Mahsa Amini’s unjustified death in 2022 sparked one of the largest waves of protests in modern Iran. The country’s morality police allegedly arrested and killed Amini for violating the strict dress code established by the Iranian government in an effort to enforce Islamic values.
The women of Iran took to the streets demanding basic freedoms and an end to government oppression. Women cut their hair in defiance, chanting “Woman, Life, Freedom,” while risking imprisonment, or worse, death.
Since the protests began, hundreds have been killed, and according to the Iran International Editorial Board, internal documents suggest the death toll during a January crackdown could exceed 30,000. The Human Rights Activists News Agency has confirmed over 6,000 verified deaths and is investigating more than 17,000 additional cases.
Images of the brutality have spread worldwide, forcing the international community to confront a difficult question: when a government violently suppresses its own citizens, does the world have a responsibility to intervene, even if it risks war?
While war is always destructive, history shows that military intervention may sometimes be the only way to stop governments that violently oppress their own citizens.
Iran is operated under the Islamic Republic of Iran, where religious leadership holds ultimate authority. Within this system, strict laws regulate public behavior. Mandatory hijab laws, enforced by morality police, have long been criticized by international human rights organizations.
Following Amini’s death, protests calling for political reform and gender equality erupted across the country, which have been met with deadly force. Meanwhile, the nation faces economic hardship due to sanctions and domestic policies, which have created further feelings of unrest among its citizens.
Faced with such conditions, international intervention has some moral justification. Throughout history, military action has stopped atrocities that diplomacy could not. The Allied intervention in World War II ultimately ended the genocidal regimes responsible for millions of deaths. While war is inherently destructive, force is often the only way to prevent greater human suffering.

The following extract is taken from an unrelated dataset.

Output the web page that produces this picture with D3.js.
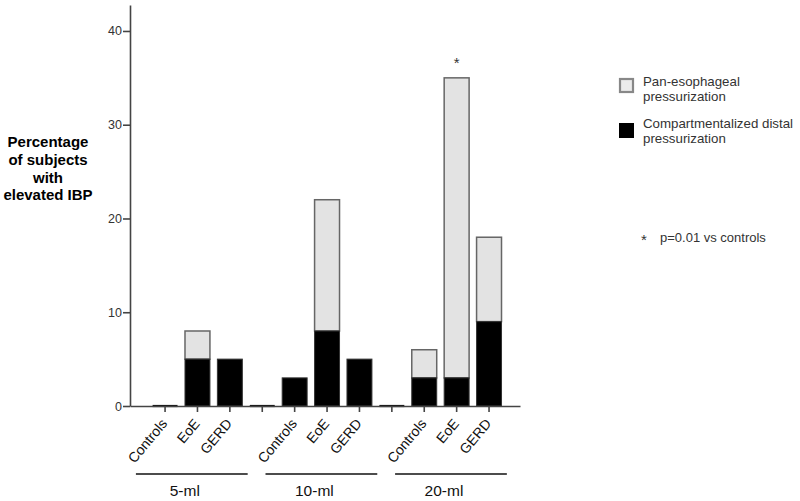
<!DOCTYPE html>
<html>
<head>
<meta charset="utf-8">
<script src="https://cdn.jsdelivr.net/npm/d3@7"></script>
<style>
  body { margin: 0; background: #fff; }
  svg { font-family: "Liberation Sans", Arial, sans-serif; }
</style>
</head>
<body>
<div id="chart"></div>
<script>
// categories per slot ("" = empty spacer slot between groups)
var categories = ["Controls", "EoE", "GERD", "", "Controls", "EoE", "GERD", "", "Controls", "EoE", "GERD"];
// compartmentalized distal pressurization (black, bottom)
var compartmentalized = [0, 5, 5, 0, 3, 8, 5, 0, 3, 3, 9];
// pan-esophageal pressurization (light grey, on top)
var panEsophageal = [0, 3, 0, 0, 0, 14, 0, 0, 3, 32, 9];
var groups = ["5-ml", "10-ml", "20-ml"];
var groupFirst = [0, 4, 8];
var groupLast = [2, 6, 10];
var yTicks = [0, 10, 20, 30, 40];
var significant = [9];
var legendLabels = [["Pan-esophageal", "pressurization"], ["Compartmentalized distal", "pressurization"]];

var width = 800, height = 501;

var svg = d3.select("#chart")
    .append("svg")
    .attr("width", width)
    .attr("height", height);

var x = d3.scaleBand()
    .domain(d3.range(categories.length))
    .range([130, 520])
    .paddingInner(0.23)
    .paddingOuter(0.634)
    .align(0.55);

var y = d3.scaleLinear()
    .domain([0, 42.77])
    .range([406, 5]);

// bars
var data = categories.map(function (c, i) {
    return {i: i, low: compartmentalized[i], high: panEsophageal[i]};
});

svg.selectAll(".pan")
    .data(data.filter(function (d) { return d.high > 0; }))
    .enter().append("rect")
    .attr("class", "pan")
    .attr("x", function (d) { return x(d.i); })
    .attr("y", function (d) { return y(d.low + d.high); })
    .attr("width", x.bandwidth())
    .attr("height", function (d) { return y(d.low) - y(d.low + d.high); })
    .attr("fill", "#e3e3e3")
    .attr("stroke", "#666")
    .attr("stroke-width", 1.5);

svg.selectAll(".comp")
    .data(data.filter(function (d) { return d.low > 0; }))
    .enter().append("rect")
    .attr("class", "comp")
    .attr("x", function (d) { return x(d.i); })
    .attr("y", function (d) { return y(d.low); })
    .attr("width", x.bandwidth())
    .attr("height", function (d) { return y(0) - y(d.low); })
    .attr("fill", "#000")
    .attr("stroke", "#333")
    .attr("stroke-width", 1);

// zero-height bars show as a flat line on the baseline
svg.selectAll(".zero")
    .data(data.filter(function (d) { return d.low + d.high === 0; }))
    .enter().append("line")
    .attr("class", "zero")
    .attr("x1", function (d) { return x(d.i); })
    .attr("x2", function (d) { return x(d.i) + x.bandwidth(); })
    .attr("y1", y(0))
    .attr("y2", y(0))
    .attr("stroke", "#111")
    .attr("stroke-width", 2.2);

// y axis
var gy = svg.append("g")
    .attr("transform", "translate(130,0)")
    .call(d3.axisLeft(y).tickValues(yTicks).tickSize(7).tickSizeOuter(0).tickPadding(1));
gy.select(".domain").attr("stroke", "#444").attr("stroke-width", 1.6);
gy.selectAll(".tick line").attr("stroke", "#444").attr("stroke-width", 1.6);
gy.selectAll(".tick text")
    .attr("fill", "#333")
    .style("font-size", "12.5px");

// x axis
var gx = svg.append("g")
    .attr("transform", "translate(0," + y(0) + ")")
    .call(d3.axisBottom(x).tickSize(6).tickSizeOuter(0).tickFormat(""));
gx.select(".domain").attr("stroke", "#444").attr("stroke-width", 1.6);
gx.selectAll(".tick line").attr("stroke", "#444").attr("stroke-width", 1.6);

svg.selectAll(".xlab")
    .data(data.filter(function (d) { return categories[d.i] !== ""; }))
    .enter().append("text")
    .attr("class", "xlab")
    .attr("transform", function (d) {
        return "translate(" + (x(d.i) + x.bandwidth() / 2 + 3) + ",424) rotate(-50)";
    })
    .attr("text-anchor", "end")
    .attr("fill", "#111")
    .style("font-size", "14px")
    .text(function (d) { return categories[d.i]; });

// group brackets
var step = x.step();
groups.forEach(function (g, k) {
    var x0 = x(groupFirst[k]) + x.bandwidth() / 2 - step * 0.9;
    var x1 = x(groupLast[k]) + x.bandwidth() / 2 + step * 0.55;
    svg.append("line")
        .attr("x1", x0).attr("x2", x1)
        .attr("y1", 474).attr("y2", 474)
        .attr("stroke", "#111")
        .attr("stroke-width", 1.3);
    svg.append("text")
        .attr("x", (x0 + x1) / 2 - 7)
        .attr("y", 496)
        .attr("text-anchor", "middle")
        .attr("fill", "#111")
        .style("font-size", "15.5px")
        .text(g);
});

// significance star
svg.selectAll(".star")
    .data(significant)
    .enter().append("text")
    .attr("class", "star")
    .attr("x", function (i) { return x(i) + x.bandwidth() / 2; })
    .attr("y", function (i) { return y(compartmentalized[i] + panEsophageal[i]) - 10; })
    .attr("text-anchor", "middle")
    .attr("fill", "#333")
    .style("font-size", "15px")
    .text("*");

// y title
var title = ["Percentage", "of subjects", "with", "elevated IBP"];
svg.append("text")
    .attr("text-anchor", "middle")
    .style("font-size", "15px")
    .style("font-weight", "bold")
    .attr("fill", "#000")
    .selectAll("tspan")
    .data(title)
    .enter().append("tspan")
    .attr("x", 48)
    .attr("y", function (d, i) { return 147 + i * 17.8; })
    .text(function (d) { return d; });

// legend
var leg = svg.append("g");
leg.append("rect")
    .attr("x", 620).attr("y", 79).attr("width", 13).attr("height", 13)
    .attr("fill", "#ececec").attr("stroke", "#888").attr("stroke-width", 2.2);
leg.append("rect")
    .attr("x", 619).attr("y", 123).attr("width", 15).attr("height", 15)
    .attr("fill", "#000");
legendLabels.forEach(function (lines, k) {
    var t = leg.append("text")
        .attr("fill", "#333")
        .style("font-size", "13.3px");
    lines.forEach(function (l, j) {
        t.append("tspan")
            .attr("x", 643)
            .attr("y", 86 + k * 42 + j * 15)
            .text(l);
    });
});

leg.append("text")
    .attr("x", 641).attr("y", 245)
    .attr("fill", "#333")
    .style("font-size", "15px")
    .text("*");
leg.append("text")
    .attr("x", 660).attr("y", 242)
    .attr("fill", "#333")
    .style("font-size", "13px")
    .text("p=0.01 vs controls");
</script>
</body>
</html>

However, since the United States began military operations against Iran under President Trump, many Americans have protested the intervention abroad, an understandable reaction from a generation that prioritizes peace.
For much of early history, the United States followed a policy of avoiding foreign conflicts and focusing on domestic development. This tradition of isolationism underwent a drastic shift after World War I.
War costs lives, drains economic resources and destabilizes regions for decades. Many argue that the United States should prioritize its own citizens rather than engaging in costly foreign conflicts whose outcomes are uncertain. The Vietnam War is one example of how the United States has attempted to get involved in foreign wars and failed.
While Trump has not explicitly stated regime change as the reason for recent U.S. military attacks in Iran, recent briefings suggest he supports such an outcome, giving Iranians an opportunity for the freedom they have been fighting for.
While war should never be the first option, the history of unsuccessful sanctions against Iran shows that it may be a tragic necessity. The European Union expanded sanctions in 2025 against human rights abuses in Iran, while the United Nations sanctioned nuclear weapons. Despite these efforts, Iran has continued to violently oppress its citizens.
The global community, including the United States, cannot continue to ignore the suffering of the Iranians. War is not a moral good, but it is a tool capable of stopping systematic abuse.
It is the bravery of the Iranian women that reminds us what is at stake. They are demanding basic freedoms, control over their bodies, voices and their futures. The question facing the international community is not whether war is terrible; it always is. The real question is whether standing by while oppression continues is any better.